> **GOAL**
The data below should be printed in full, exactly, and without any of its images.

*** DATASET CONTENT ***

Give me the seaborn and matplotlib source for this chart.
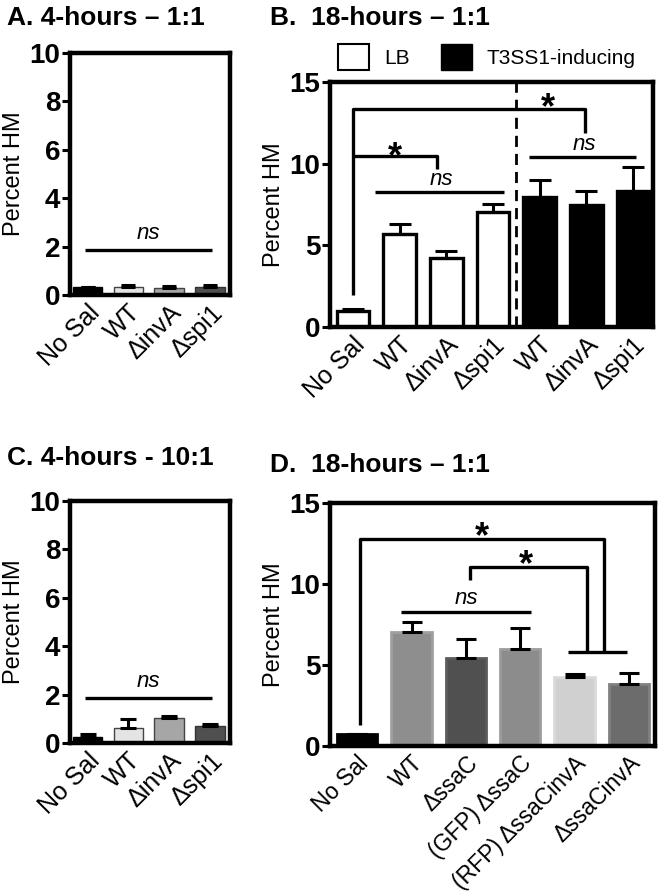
import numpy as np
import pandas as pd
import seaborn as sns
import matplotlib.pyplot as plt
from matplotlib.patches import Patch
from matplotlib.transforms import ScaledTranslation

sns.set_style('ticks')
plt.rcParams['font.family'] = ['Liberation Sans', 'DejaVu Sans']
plt.rcParams.update({'text.color': 'black', 'axes.labelcolor': 'black',
                     'axes.edgecolor': 'black', 'xtick.color': 'black',
                     'ytick.color': 'black'})

# --- data ---
a_labels = ['No Sal', 'WT', 'ΔinvA', 'Δspi1']
a_values = [0.32, 0.33, 0.29, 0.33]
a_errors = [0.03, 0.07, 0.07, 0.08]
a_colors = ['#000000', '#e4e4e4', '#a6a6a6', '#4f4f4f']
a_edges = ['#000000', '#444444', '#444444', '#333333']

b_labels = ['No Sal', 'WT', 'ΔinvA', 'Δspi1', 'WT', 'ΔinvA', 'Δspi1']
b_values = [1.0, 5.7, 4.25, 7.05, 7.95, 7.5, 8.35]
b_errors = [0.12, 0.6, 0.4, 0.5, 1.05, 0.85, 1.45]
b_colors = ['white', 'white', 'white', 'white', 'black', 'black', 'black']
b_edges = ['black'] * 7

c_labels = ['No Sal', 'WT', 'ΔinvA', 'Δspi1']
c_values = [0.26, 0.62, 1.03, 0.70]
c_errors = [0.1, 0.37, 0.07, 0.1]
c_colors = a_colors
c_edges = a_edges

d_labels = ['No Sal', 'WT', 'ΔssaC', '(GFP) ΔssaC', '(RFP) ΔssaCinvA', 'ΔssaCinvA']
d_values = [0.72, 7.05, 5.45, 5.98, 4.25, 3.85]
d_errors = [0.03, 0.6, 1.15, 1.32, 0.2, 0.65]
d_colors = ['#000000', '#8e8e8e', '#505050', '#8c8c8c', '#d0d0d0', '#6c6c6c']
d_edges = ['#000000', '#a0a0a0', '#5c5c5c', '#9c9c9c', '#dadada', '#808080']

fig = plt.figure(figsize=(6.66, 8.96), dpi=100)
W, H = 666, 896


def px_axes(left, top, right, bottom):
    return fig.add_axes([left / W, 1 - bottom / H, (right - left) / W, (bottom - top) / H])


def draw_panel(ax, labels, values, errors, colors, edges, edge_lw, capsize,
               ymax, yticks, xlim, width, xfs=18):
    keys = [str(i) for i in range(len(labels))]
    df = pd.DataFrame({'key': keys, 'value': values})
    sns.barplot(data=df, x='key', y='value', hue='key', palette=dict(zip(keys, colors)),
                legend=False, width=width, saturation=1, ax=ax, zorder=2)
    for p, ec in zip(ax.patches, edges):
        p.set_edgecolor(ec)
        p.set_linewidth(edge_lw)
    ax.errorbar(np.arange(len(values)), values, yerr=[np.zeros(len(values)), errors],
                fmt='none', ecolor='black', elinewidth=2.2, capsize=capsize,
                capthick=2.2, zorder=3)
    ax.set_ylim(0, ymax)
    ax.set_xlim(*xlim)
    ax.set_yticks(yticks)
    ax.set_yticklabels([str(t) for t in yticks], fontsize=20, fontweight='bold')
    ax.set_xticks(range(len(labels)))
    ax.set_xticklabels(labels, rotation=45, ha='right', va='top',
                       rotation_mode='anchor', fontsize=xfs)
    off = ScaledTranslation(9 / 72, -1 / 72, fig.dpi_scale_trans)
    for t in ax.get_xticklabels():
        t.set_transform(t.get_transform() + off)
    ax.tick_params(axis='y', length=6, width=2.2, pad=1)
    ax.tick_params(axis='x', length=0, pad=4)
    for s in ax.spines.values():
        s.set_linewidth(3.2)
        s.set_visible(True)
    ax.set_xlabel('')
    ax.set_ylabel('Percent HM', fontsize=17, labelpad=3)


def bracket(ax, pts, lw=2.4):
    xs, ys = zip(*pts)
    ax.plot(xs, ys, color='black', lw=lw, solid_capstyle='butt', zorder=4, clip_on=False)


def star(ax, x, y):
    ax.text(x, y, '*', fontsize=26, fontweight='bold', ha='center', va='baseline')


def ns(ax, x, y):
    ax.text(x, y, 'ns', fontsize=16, style='italic', ha='center', va='bottom')


# Panel A
axA = px_axes(70, 53, 230, 295)
draw_panel(axA, a_labels, a_values, a_errors, a_colors, a_edges, 1.0, 5,
           10, [0, 2, 4, 6, 8, 10], (-0.43, 3.49), 0.72)
bracket(axA, [(-0.06, 1.86), (3.06, 1.86)])
ns(axA, 1.5, 2.1)

# Panel C
axC = px_axes(70, 501, 230, 743)
draw_panel(axC, c_labels, c_values, c_errors, c_colors, c_edges, 1.0, 6,
           10, [0, 2, 4, 6, 8, 10], (-0.43, 3.49), 0.72)
bracket(axC, [(-0.06, 1.86), (3.06, 1.86)])
ns(axC, 1.5, 2.1)

# Panel B
axB = px_axes(330, 82, 653, 327)
draw_panel(axB, b_labels, b_values, b_errors, b_colors, b_edges, 2.4, 8,
           15, [0, 5, 10, 15], (-0.49, 6.43), 0.7)
axB.axvline(3.5, color='black', lw=2, ls=(0, (4, 2.5)), zorder=1)
bracket(axB, [(0.0, 1.94), (0.0, 13.37), (4.97, 13.37), (4.97, 11.85)])
bracket(axB, [(0.0, 10.5), (1.8, 10.5), (1.8, 9.7)])
bracket(axB, [(0.47, 8.27), (3.23, 8.27)])
bracket(axB, [(3.77, 10.41), (6.06, 10.41)])
star(axB, 4.17, 12.8)
star(axB, 0.9, 9.8)
ns(axB, 1.9, 8.4)
ns(axB, 4.97, 10.55)
handles = [Patch(facecolor='white', edgecolor='black', lw=1.5, label='LB'),
           Patch(facecolor='black', edgecolor='black', label='T3SS1-inducing')]
axB.legend(handles=handles, loc='lower left', bbox_to_anchor=(0.025, 1.05), ncol=2,
           frameon=False, fontsize=15, handlelength=1.5, handleheight=1.5,
           handletextpad=0.7, columnspacing=1.5, borderpad=0, borderaxespad=0)

# Panel D
axD = px_axes(330, 503, 655, 746)
draw_panel(axD, d_labels, d_values, d_errors, d_colors, d_edges, 2.0, 7,
           15, [0, 5, 10, 15], (-0.5, 5.48), 0.74, xfs=16.5)
bracket(axD, [(0.05, 1.3), (0.05, 12.76), (4.55, 12.76), (4.55, 5.8)])
bracket(axD, [(2.08, 10.23), (2.08, 11.05), (4.22, 11.05), (4.22, 5.8)])
bracket(axD, [(3.88, 5.8), (4.96, 5.8)])
bracket(axD, [(0.81, 8.28), (3.19, 8.28)])
star(axD, 2.29, 12.3)
star(axD, 3.11, 10.55)
ns(axD, 2.01, 8.45)

# panel titles
fig.text(7 / W, 1 - 25 / H, 'A. 4-hours – 1:1', fontsize=19, fontweight='bold', va='baseline')
fig.text(270 / W, 1 - 25 / H, 'B.  18-hours – 1:1', fontsize=19, fontweight='bold', va='baseline')
fig.text(7 / W, 1 - 465 / H, 'C. 4-hours - 10:1', fontsize=19, fontweight='bold', va='baseline')
fig.text(270 / W, 1 - 472 / H, 'D.  18-hours – 1:1', fontsize=19, fontweight='bold', va='baseline')

fig.savefig('out.png', dpi=100)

***

> **IN RESPONSE**
Give me the seaborn and matplotlib source for this chart.
import numpy as np
import pandas as pd
import seaborn as sns
import matplotlib.pyplot as plt
from matplotlib.patches import Patch
from matplotlib.transforms import ScaledTranslation

sns.set_style('ticks')
plt.rcParams['font.family'] = ['Liberation Sans', 'DejaVu Sans']
plt.rcParams.update({'text.color': 'black', 'axes.labelcolor': 'black',
                     'axes.edgecolor': 'black', 'xtick.color': 'black',
                     'ytick.color': 'black'})

# --- data ---
a_labels = ['No Sal', 'WT', 'ΔinvA', 'Δspi1']
a_values = [0.32, 0.33, 0.29, 0.33]
a_errors = [0.03, 0.07, 0.07, 0.08]
a_colors = ['#000000', '#e4e4e4', '#a6a6a6', '#4f4f4f']
a_edges = ['#000000', '#444444', '#444444', '#333333']

b_labels = ['No Sal', 'WT', 'ΔinvA', 'Δspi1', 'WT', 'ΔinvA', 'Δspi1']
b_values = [1.0, 5.7, 4.25, 7.05, 7.95, 7.5, 8.35]
b_errors = [0.12, 0.6, 0.4, 0.5, 1.05, 0.85, 1.45]
b_colors = ['white', 'white', 'white', 'white', 'black', 'black', 'black']
b_edges = ['black'] * 7

c_labels = ['No Sal', 'WT', 'ΔinvA', 'Δspi1']
c_values = [0.26, 0.62, 1.03, 0.70]
c_errors = [0.1, 0.37, 0.07, 0.1]
c_colors = a_colors
c_edges = a_edges

d_labels = ['No Sal', 'WT', 'ΔssaC', '(GFP) ΔssaC', '(RFP) ΔssaCinvA', 'ΔssaCinvA']
d_values = [0.72, 7.05, 5.45, 5.98, 4.25, 3.85]
d_errors = [0.03, 0.6, 1.15, 1.32, 0.2, 0.65]
d_colors = ['#000000', '#8e8e8e', '#505050', '#8c8c8c', '#d0d0d0', '#6c6c6c']
d_edges = ['#000000', '#a0a0a0', '#5c5c5c', '#9c9c9c', '#dadada', '#808080']

fig = plt.figure(figsize=(6.66, 8.96), dpi=100)
W, H = 666, 896


def px_axes(left, top, right, bottom):
    return fig.add_axes([left / W, 1 - bottom / H, (right - left) / W, (bottom - top) / H])


def draw_panel(ax, labels, values, errors, colors, edges, edge_lw, capsize,
               ymax, yticks, xlim, width, xfs=18):
    keys = [str(i) for i in range(len(labels))]
    df = pd.DataFrame({'key': keys, 'value': values})
    sns.barplot(data=df, x='key', y='value', hue='key', palette=dict(zip(keys, colors)),
                legend=False, width=width, saturation=1, ax=ax, zorder=2)
    for p, ec in zip(ax.patches, edges):
        p.set_edgecolor(ec)
        p.set_linewidth(edge_lw)
    ax.errorbar(np.arange(len(values)), values, yerr=[np.zeros(len(values)), errors],
                fmt='none', ecolor='black', elinewidth=2.2, capsize=capsize,
                capthick=2.2, zorder=3)
    ax.set_ylim(0, ymax)
    ax.set_xlim(*xlim)
    ax.set_yticks(yticks)
    ax.set_yticklabels([str(t) for t in yticks], fontsize=20, fontweight='bold')
    ax.set_xticks(range(len(labels)))
    ax.set_xticklabels(labels, rotation=45, ha='right', va='top',
                       rotation_mode='anchor', fontsize=xfs)
    off = ScaledTranslation(9 / 72, -1 / 72, fig.dpi_scale_trans)
    for t in ax.get_xticklabels():
        t.set_transform(t.get_transform() + off)
    ax.tick_params(axis='y', length=6, width=2.2, pad=1)
    ax.tick_params(axis='x', length=0, pad=4)
    for s in ax.spines.values():
        s.set_linewidth(3.2)
        s.set_visible(True)
    ax.set_xlabel('')
    ax.set_ylabel('Percent HM', fontsize=17, labelpad=3)


def bracket(ax, pts, lw=2.4):
    xs, ys = zip(*pts)
    ax.plot(xs, ys, color='black', lw=lw, solid_capstyle='butt', zorder=4, clip_on=False)


def star(ax, x, y):
    ax.text(x, y, '*', fontsize=26, fontweight='bold', ha='center', va='baseline')


def ns(ax, x, y):
    ax.text(x, y, 'ns', fontsize=16, style='italic', ha='center', va='bottom')


# Panel A
axA = px_axes(70, 53, 230, 295)
draw_panel(axA, a_labels, a_values, a_errors, a_colors, a_edges, 1.0, 5,
           10, [0, 2, 4, 6, 8, 10], (-0.43, 3.49), 0.72)
bracket(axA, [(-0.06, 1.86), (3.06, 1.86)])
ns(axA, 1.5, 2.1)

# Panel C
axC = px_axes(70, 501, 230, 743)
draw_panel(axC, c_labels, c_values, c_errors, c_colors, c_edges, 1.0, 6,
           10, [0, 2, 4, 6, 8, 10], (-0.43, 3.49), 0.72)
bracket(axC, [(-0.06, 1.86), (3.06, 1.86)])
ns(axC, 1.5, 2.1)

# Panel B
axB = px_axes(330, 82, 653, 327)
draw_panel(axB, b_labels, b_values, b_errors, b_colors, b_edges, 2.4, 8,
           15, [0, 5, 10, 15], (-0.49, 6.43), 0.7)
axB.axvline(3.5, color='black', lw=2, ls=(0, (4, 2.5)), zorder=1)
bracket(axB, [(0.0, 1.94), (0.0, 13.37), (4.97, 13.37), (4.97, 11.85)])
bracket(axB, [(0.0, 10.5), (1.8, 10.5), (1.8, 9.7)])
bracket(axB, [(0.47, 8.27), (3.23, 8.27)])
bracket(axB, [(3.77, 10.41), (6.06, 10.41)])
star(axB, 4.17, 12.8)
star(axB, 0.9, 9.8)
ns(axB, 1.9, 8.4)
ns(axB, 4.97, 10.55)
handles = [Patch(facecolor='white', edgecolor='black', lw=1.5, label='LB'),
           Patch(facecolor='black', edgecolor='black', label='T3SS1-inducing')]
axB.legend(handles=handles, loc='lower left', bbox_to_anchor=(0.025, 1.05), ncol=2,
           frameon=False, fontsize=15, handlelength=1.5, handleheight=1.5,
           handletextpad=0.7, columnspacing=1.5, borderpad=0, borderaxespad=0)

# Panel D
axD = px_axes(330, 503, 655, 746)
draw_panel(axD, d_labels, d_values, d_errors, d_colors, d_edges, 2.0, 7,
           15, [0, 5, 10, 15], (-0.5, 5.48), 0.74, xfs=16.5)
bracket(axD, [(0.05, 1.3), (0.05, 12.76), (4.55, 12.76), (4.55, 5.8)])
bracket(axD, [(2.08, 10.23), (2.08, 11.05), (4.22, 11.05), (4.22, 5.8)])
bracket(axD, [(3.88, 5.8), (4.96, 5.8)])
bracket(axD, [(0.81, 8.28), (3.19, 8.28)])
star(axD, 2.29, 12.3)
star(axD, 3.11, 10.55)
ns(axD, 2.01, 8.45)

# panel titles
fig.text(7 / W, 1 - 25 / H, 'A. 4-hours – 1:1', fontsize=19, fontweight='bold', va='baseline')
fig.text(270 / W, 1 - 25 / H, 'B.  18-hours – 1:1', fontsize=19, fontweight='bold', va='baseline')
fig.text(7 / W, 1 - 465 / H, 'C. 4-hours - 10:1', fontsize=19, fontweight='bold', va='baseline')
fig.text(270 / W, 1 - 472 / H, 'D.  18-hours – 1:1', fontsize=19, fontweight='bold', va='baseline')

fig.savefig('out.png', dpi=100)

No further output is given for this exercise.